Denon DP80 can "beat" SP10 Mk2 by a small margin. Can be found for $600 to $900. (I owned them both, both in custom slate plinths, ran them side by side in my system. End of editorial.)
What you may have heard from your un-named DD turntable may have been motor cogging, but it was definitely not "jitter". Jitter has a very specific definition related to digital audio technology. No need to muddy the water by misusing terms. Since you don't name the offending DD turntable, it is difficult to comment, but your experience with one particular sample does not prove that you would not enjoy some other refurbished vintage Japanese DD turntable, like either the SP10Mk2 or the Denon DP80 or any of several lesser models; other than the Technics brand, they are all relative bargains in today's market. By this I mean that the cost is a fraction of what you have to pay for similar performance from a new belt-drive. And then there's also the Lenco L75, for the biggest possible bang for the buck. Straight out of the box, the Lenco is excellent, but to get the most out of it, the Lenco is for a person who likes to tinker.
Dear Chakster, I guess I was responding to your bald statement that "nothing" can beat the SP10 Mk2, presumably in its price range and in the category of vintage direct-drive types. My remark was just meant in fun. However, I agree that "below $250" is not the price range for either the DP80 or the SP10 mk2. I've held on to my DP80, even though I do not use it regularly, just because the market value is so ridiculously low compared to its capabilities. (I listen to the SP10 Mk3 and the Kenwood L07D most of the time.) I'd prefer to have the DP80 around just to look at, rather than to sell it for the too low price it could command.
I don’t know any other top class turntables with such a high torque like the SP-10mk2 (or mk3). In terms of usability this is the best, i wish all my DD could immediately start/stop like the SP-10mk2 or at lest like the Technics SP-20. But none of them (Luxman PD-444 or Victor TT-101) can compete with Technics torque. Never tried Denon, but i’m sure the platter is like Victor’s. I know they have another advantages and i know why the torque is not that high and the platter is not so heavy.
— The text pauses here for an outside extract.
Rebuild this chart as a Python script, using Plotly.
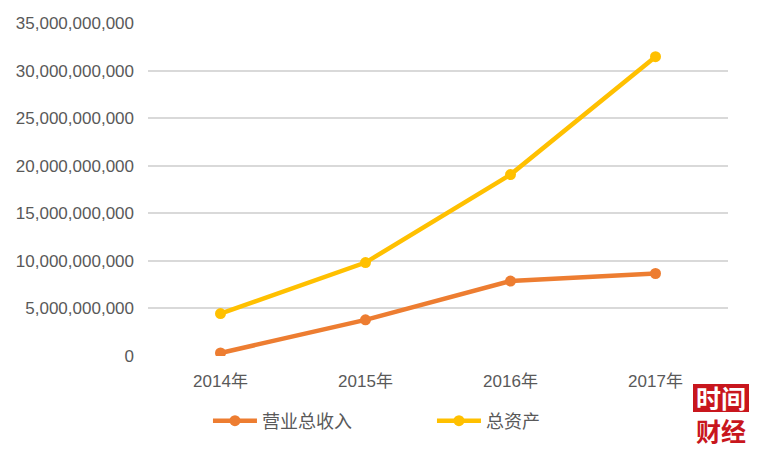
import plotly.graph_objects as go

years = ["2014年", "2015年", "2016年", "2017年"]
revenue = [0.32e9, 3.80e9, 7.88e9, 8.67e9]
assets = [4.46e9, 9.82e9, 19.07e9, 31.46e9]
series_names = ["营业总收入", "总资产"]
y_ticks = [0, 5e9, 10e9, 15e9, 20e9, 25e9, 30e9, 35e9]

FONT = "Liberation Sans, Arial, Noto Sans CJK SC, sans-serif"

fig = go.Figure()
fig.add_trace(go.Scatter(x=years, y=revenue, name=series_names[0], mode="lines+markers",
                         line=dict(color="#ED7D31", width=4.5),
                         marker=dict(color="#ED7D31", size=11)))
fig.add_trace(go.Scatter(x=years, y=assets, name=series_names[1], mode="lines+markers",
                         line=dict(color="#FFC000", width=4.5),
                         marker=dict(color="#FFC000", size=11)))

W, H = 751, 442
L, R, T, B = 140, 720, 15, 348
PH = B - T
PW = R - L

fig.update_layout(
    width=W, height=H,
    margin=dict(l=L, r=W - R, t=T, b=H - B, autoexpand=False),
    paper_bgcolor="white", plot_bgcolor="white",
    font=dict(family=FONT, size=17, color="#595959"),
    showlegend=True,
    legend=dict(orientation="h", x=0.1034, xanchor="left", y=-0.195, yanchor="middle",
                font=dict(size=18, color="#595959", family="Noto Sans CJK SC, sans-serif"),
                itemwidth=44,
                entrywidth=165, entrywidthmode="pixels", bgcolor="rgba(0,0,0,0)"),
    xaxis=dict(range=[-0.5, 3.5], showgrid=False, showline=False, zeroline=False, ticks="",
               ticklabelstandoff=13, tickfont=dict(size=17), automargin=False),
    yaxis=dict(range=[0, 35e9], tickvals=y_ticks, tickformat=",d",
               showgrid=True, gridcolor="#D9D9D9", gridwidth=1.5,
               zeroline=False, showline=False, ticks="", ticklabelstandoff=13,
               tickfont=dict(size=17), automargin=False),
)

# Logo: red box + two-line text
RED = "#C8161D"
fig.add_shape(type="rect", xref="paper", yref="paper",
              x0=(685 - L) / PW, x1=(741 - L) / PW,
              y0=(B - 404) / PH, y1=(B - 376) / PH,
              fillcolor=RED, line=dict(width=0), layer="above")
fig.add_annotation(xref="paper", yref="paper", x=(713 - L) / PW, y=(B - 405) / PH,
                   text="<b><span style='color:white'>时间</span><br>财经</b>",
                   showarrow=False, borderpad=0,
                   font=dict(family="Noto Sans CJK SC", size=25, color=RED),
                   xanchor="center", yanchor="middle")

fig.write_html("out.html")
But for usability the high torque is amazing feature, that’s why it was studio broadcast turntable, that’s why even lower technics are "disco" turbtables.
The visual part of the hi-end gear is important for me too, i prefer the classics, in terms of design those SP-10mkII, SP-20 are so nice (but not in the stock obsidian plinth, imo).
All the Denon DD have an electronic brake and they do brake rather quickly. Not a quick as the Technics MK2/3 that use a mechanical brake. The BIG Denon the DN308 originally have a mechanical brake in addition to the electronic one. On my Rebuilds I do eliminate this as not stops with in a 1/4 revolution with the electronic one alone.